Copy each line of the records that holds the string "image".

Plotting code records:
## BEGIN

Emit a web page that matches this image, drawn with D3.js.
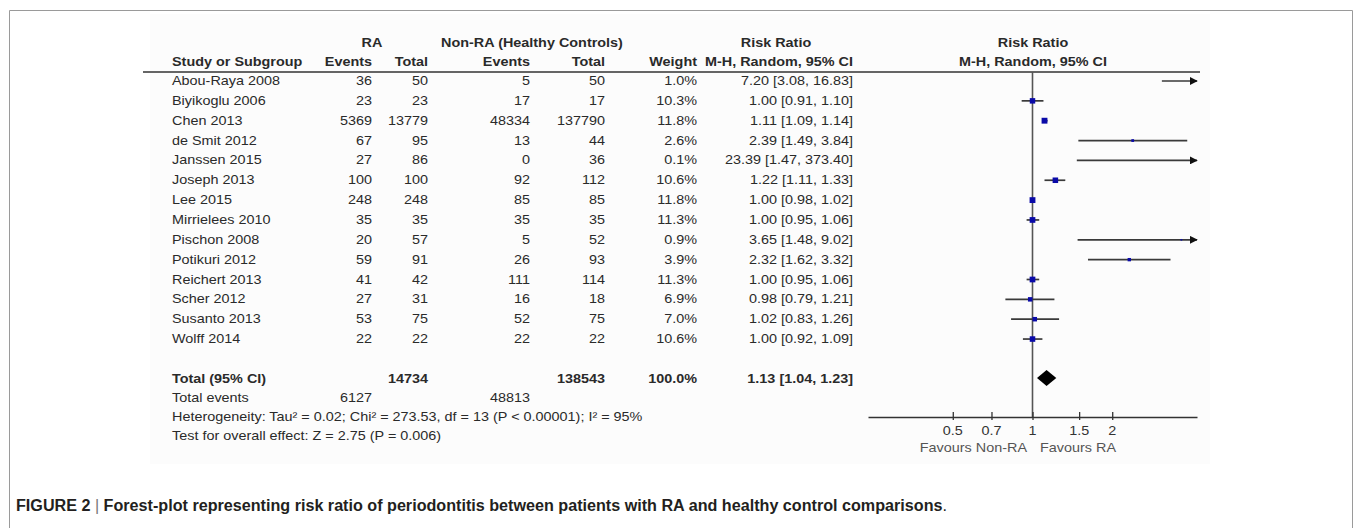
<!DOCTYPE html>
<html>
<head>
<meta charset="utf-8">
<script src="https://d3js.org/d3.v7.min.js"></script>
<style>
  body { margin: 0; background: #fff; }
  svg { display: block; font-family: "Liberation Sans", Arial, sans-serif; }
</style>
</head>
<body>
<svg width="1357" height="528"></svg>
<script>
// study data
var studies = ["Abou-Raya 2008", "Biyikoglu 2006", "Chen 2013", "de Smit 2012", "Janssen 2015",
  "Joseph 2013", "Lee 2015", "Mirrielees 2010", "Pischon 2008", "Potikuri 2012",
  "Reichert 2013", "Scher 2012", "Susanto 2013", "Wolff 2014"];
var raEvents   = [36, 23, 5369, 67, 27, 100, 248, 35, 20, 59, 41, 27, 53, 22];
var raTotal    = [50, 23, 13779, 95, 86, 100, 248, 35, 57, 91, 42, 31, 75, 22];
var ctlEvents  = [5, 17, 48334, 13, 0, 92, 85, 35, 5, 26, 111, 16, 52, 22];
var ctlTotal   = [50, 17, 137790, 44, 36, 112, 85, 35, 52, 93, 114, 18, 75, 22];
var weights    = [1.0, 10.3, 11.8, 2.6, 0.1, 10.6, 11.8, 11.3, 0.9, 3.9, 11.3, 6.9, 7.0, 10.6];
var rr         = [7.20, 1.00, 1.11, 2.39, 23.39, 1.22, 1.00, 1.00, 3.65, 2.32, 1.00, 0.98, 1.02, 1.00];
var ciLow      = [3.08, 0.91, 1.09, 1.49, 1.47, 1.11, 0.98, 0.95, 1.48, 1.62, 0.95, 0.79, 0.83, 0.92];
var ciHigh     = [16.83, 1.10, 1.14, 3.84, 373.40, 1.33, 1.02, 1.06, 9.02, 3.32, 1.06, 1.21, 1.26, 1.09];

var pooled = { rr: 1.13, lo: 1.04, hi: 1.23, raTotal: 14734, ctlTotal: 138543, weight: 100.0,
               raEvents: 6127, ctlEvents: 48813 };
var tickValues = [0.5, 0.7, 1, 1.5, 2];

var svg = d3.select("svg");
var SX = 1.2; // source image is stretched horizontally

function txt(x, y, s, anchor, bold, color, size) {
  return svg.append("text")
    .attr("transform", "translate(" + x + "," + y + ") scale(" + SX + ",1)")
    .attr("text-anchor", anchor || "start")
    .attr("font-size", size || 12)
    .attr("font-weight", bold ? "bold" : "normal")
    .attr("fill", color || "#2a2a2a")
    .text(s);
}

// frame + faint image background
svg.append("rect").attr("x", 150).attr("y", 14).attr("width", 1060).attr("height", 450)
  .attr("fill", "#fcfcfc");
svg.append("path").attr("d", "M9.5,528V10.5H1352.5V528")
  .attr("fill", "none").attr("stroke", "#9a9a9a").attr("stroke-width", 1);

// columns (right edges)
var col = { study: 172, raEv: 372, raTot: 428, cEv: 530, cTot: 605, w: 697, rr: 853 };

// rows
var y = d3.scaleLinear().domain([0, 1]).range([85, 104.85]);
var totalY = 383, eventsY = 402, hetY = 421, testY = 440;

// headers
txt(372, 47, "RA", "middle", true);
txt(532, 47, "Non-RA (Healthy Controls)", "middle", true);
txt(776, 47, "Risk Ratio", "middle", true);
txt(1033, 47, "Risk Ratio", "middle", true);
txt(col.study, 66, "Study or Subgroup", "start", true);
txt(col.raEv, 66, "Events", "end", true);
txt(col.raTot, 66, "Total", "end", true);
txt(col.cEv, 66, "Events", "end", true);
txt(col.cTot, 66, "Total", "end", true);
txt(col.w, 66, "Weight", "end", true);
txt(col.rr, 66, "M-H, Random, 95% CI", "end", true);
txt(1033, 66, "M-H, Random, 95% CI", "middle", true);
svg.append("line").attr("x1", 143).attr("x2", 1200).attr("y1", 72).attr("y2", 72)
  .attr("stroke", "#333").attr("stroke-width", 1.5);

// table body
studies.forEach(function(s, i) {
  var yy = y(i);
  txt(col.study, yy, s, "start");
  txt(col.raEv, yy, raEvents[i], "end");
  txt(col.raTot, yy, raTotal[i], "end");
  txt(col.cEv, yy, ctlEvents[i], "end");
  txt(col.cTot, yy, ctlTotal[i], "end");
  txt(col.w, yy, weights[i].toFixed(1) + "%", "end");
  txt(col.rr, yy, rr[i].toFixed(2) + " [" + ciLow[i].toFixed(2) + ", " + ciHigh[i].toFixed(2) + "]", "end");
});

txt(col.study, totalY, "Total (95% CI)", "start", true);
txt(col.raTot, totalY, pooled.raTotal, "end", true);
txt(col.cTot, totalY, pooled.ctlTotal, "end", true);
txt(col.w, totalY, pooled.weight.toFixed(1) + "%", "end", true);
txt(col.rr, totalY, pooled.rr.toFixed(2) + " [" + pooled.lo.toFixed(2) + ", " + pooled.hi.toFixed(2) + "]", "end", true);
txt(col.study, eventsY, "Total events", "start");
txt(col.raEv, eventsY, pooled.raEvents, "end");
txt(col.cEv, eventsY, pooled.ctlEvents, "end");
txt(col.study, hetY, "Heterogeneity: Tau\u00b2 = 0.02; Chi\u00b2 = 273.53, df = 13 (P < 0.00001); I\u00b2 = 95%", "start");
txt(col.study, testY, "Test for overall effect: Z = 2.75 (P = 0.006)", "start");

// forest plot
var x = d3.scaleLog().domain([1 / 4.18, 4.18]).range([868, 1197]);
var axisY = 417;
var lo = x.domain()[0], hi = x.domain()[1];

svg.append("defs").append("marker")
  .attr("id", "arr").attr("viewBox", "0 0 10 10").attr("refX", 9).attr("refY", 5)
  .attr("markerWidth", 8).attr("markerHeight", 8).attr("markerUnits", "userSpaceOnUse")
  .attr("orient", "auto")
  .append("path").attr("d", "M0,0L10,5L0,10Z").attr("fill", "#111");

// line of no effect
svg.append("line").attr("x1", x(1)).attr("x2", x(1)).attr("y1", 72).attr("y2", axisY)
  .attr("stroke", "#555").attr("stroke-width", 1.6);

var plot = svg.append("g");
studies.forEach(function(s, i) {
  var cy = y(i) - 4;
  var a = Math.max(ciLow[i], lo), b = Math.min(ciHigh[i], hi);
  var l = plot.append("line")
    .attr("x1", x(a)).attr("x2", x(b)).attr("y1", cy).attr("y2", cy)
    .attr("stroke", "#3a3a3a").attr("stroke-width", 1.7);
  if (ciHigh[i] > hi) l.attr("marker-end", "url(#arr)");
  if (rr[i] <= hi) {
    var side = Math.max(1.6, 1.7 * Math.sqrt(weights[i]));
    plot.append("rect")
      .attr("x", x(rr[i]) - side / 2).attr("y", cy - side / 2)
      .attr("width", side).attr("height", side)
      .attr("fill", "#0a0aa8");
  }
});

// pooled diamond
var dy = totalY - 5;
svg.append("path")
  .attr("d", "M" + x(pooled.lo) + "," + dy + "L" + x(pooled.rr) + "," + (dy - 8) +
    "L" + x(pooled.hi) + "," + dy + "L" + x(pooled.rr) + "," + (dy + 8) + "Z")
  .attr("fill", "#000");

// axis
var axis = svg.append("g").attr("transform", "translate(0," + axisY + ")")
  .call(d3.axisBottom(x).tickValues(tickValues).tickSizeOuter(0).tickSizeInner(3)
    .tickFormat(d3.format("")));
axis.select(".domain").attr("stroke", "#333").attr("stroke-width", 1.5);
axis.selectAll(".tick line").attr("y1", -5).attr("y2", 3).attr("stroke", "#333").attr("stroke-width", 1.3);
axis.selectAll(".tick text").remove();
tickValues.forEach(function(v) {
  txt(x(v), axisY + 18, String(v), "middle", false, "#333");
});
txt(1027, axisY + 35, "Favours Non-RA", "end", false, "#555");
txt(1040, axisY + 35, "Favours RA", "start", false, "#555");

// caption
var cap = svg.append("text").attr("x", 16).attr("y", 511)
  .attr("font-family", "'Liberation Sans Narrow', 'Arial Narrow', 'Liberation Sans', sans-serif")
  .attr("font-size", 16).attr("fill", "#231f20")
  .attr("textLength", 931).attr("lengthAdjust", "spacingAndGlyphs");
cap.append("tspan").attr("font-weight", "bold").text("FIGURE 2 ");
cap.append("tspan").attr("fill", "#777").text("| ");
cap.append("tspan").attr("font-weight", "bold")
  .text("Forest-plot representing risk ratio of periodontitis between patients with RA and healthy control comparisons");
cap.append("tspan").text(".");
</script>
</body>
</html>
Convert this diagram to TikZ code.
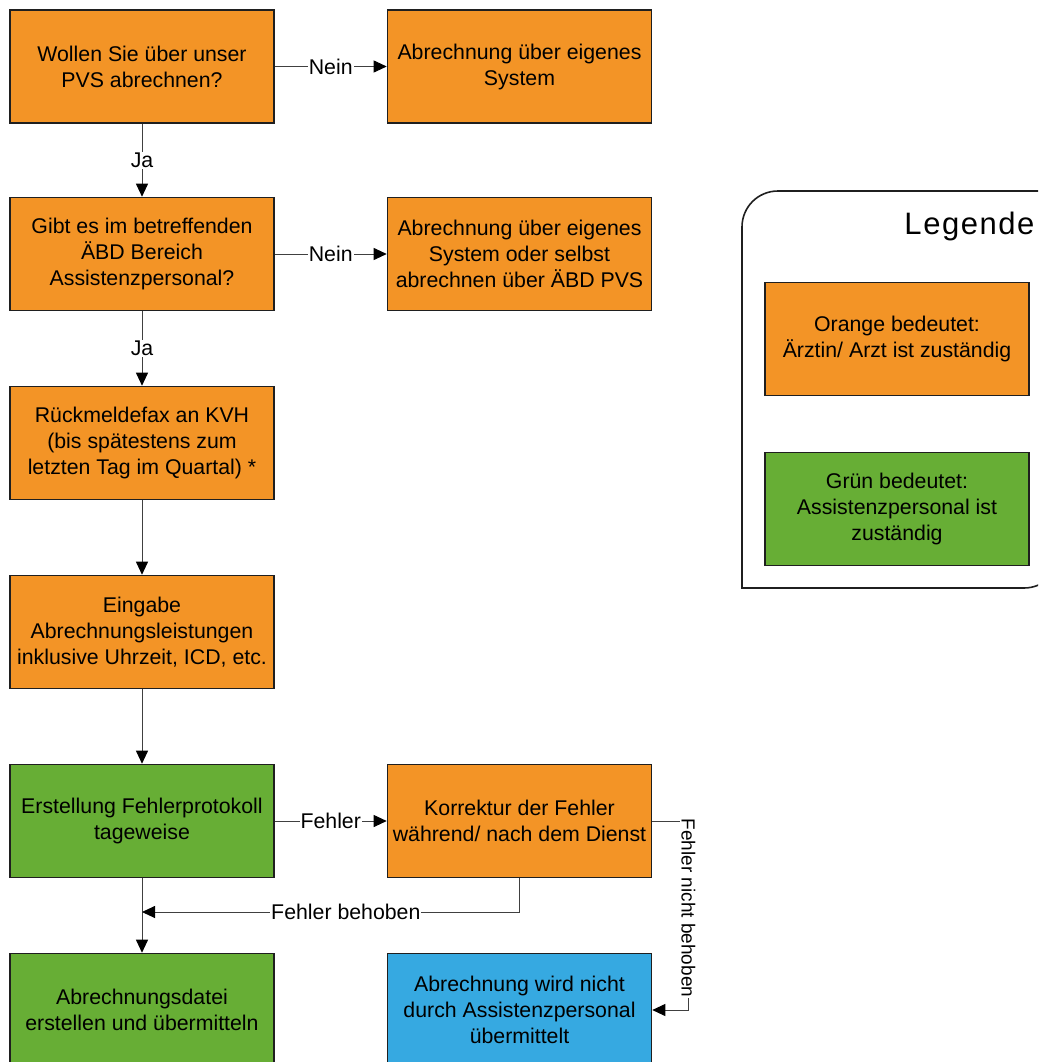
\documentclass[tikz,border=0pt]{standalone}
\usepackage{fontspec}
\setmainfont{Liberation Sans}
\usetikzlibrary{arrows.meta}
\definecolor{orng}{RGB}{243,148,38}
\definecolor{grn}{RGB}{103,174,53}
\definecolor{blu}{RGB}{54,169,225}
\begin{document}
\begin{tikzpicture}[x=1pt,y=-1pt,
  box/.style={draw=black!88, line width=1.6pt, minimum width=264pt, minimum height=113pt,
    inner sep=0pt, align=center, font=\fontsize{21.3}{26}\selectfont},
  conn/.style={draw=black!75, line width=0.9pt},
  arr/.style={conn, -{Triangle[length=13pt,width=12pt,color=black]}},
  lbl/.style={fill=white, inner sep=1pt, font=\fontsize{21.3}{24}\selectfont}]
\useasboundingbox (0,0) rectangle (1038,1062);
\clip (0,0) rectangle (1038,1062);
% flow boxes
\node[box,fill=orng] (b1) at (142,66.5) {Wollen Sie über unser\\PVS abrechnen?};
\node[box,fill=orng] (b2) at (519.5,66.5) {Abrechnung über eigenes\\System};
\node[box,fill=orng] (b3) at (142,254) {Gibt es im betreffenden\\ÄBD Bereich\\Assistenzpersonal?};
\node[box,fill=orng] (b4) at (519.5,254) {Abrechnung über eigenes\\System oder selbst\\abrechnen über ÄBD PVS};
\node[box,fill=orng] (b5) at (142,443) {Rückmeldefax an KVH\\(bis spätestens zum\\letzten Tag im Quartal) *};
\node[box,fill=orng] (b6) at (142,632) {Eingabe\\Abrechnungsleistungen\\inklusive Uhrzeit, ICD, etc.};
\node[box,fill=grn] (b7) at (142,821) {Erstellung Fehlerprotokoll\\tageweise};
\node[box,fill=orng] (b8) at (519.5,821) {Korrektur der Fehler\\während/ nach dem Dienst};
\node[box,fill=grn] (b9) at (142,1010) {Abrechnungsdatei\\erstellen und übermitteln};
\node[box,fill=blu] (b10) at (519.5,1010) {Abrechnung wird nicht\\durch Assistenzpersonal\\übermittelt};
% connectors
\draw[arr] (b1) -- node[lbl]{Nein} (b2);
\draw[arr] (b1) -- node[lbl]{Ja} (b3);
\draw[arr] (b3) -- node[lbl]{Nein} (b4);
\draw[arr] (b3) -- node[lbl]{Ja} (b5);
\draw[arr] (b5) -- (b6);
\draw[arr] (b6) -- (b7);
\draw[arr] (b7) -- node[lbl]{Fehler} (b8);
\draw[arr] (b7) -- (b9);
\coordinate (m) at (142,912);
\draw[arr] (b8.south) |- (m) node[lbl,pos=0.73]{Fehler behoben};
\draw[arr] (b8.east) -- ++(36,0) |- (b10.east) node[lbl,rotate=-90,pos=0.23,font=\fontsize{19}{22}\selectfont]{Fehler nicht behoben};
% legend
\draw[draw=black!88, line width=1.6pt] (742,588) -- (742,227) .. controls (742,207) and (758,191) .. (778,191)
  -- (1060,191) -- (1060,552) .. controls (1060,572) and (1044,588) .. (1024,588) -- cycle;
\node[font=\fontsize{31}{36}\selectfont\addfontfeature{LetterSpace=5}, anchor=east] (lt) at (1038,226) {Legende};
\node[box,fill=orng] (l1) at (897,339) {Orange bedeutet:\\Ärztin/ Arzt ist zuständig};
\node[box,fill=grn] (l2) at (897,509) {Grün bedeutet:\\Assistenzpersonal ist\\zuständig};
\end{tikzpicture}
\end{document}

## END

REPLY TO THE EXERCISE:
Emit a web page that matches this image, drawn with D3.js.
var SX = 1.2; // source image is stretched horizontally
// frame + faint image background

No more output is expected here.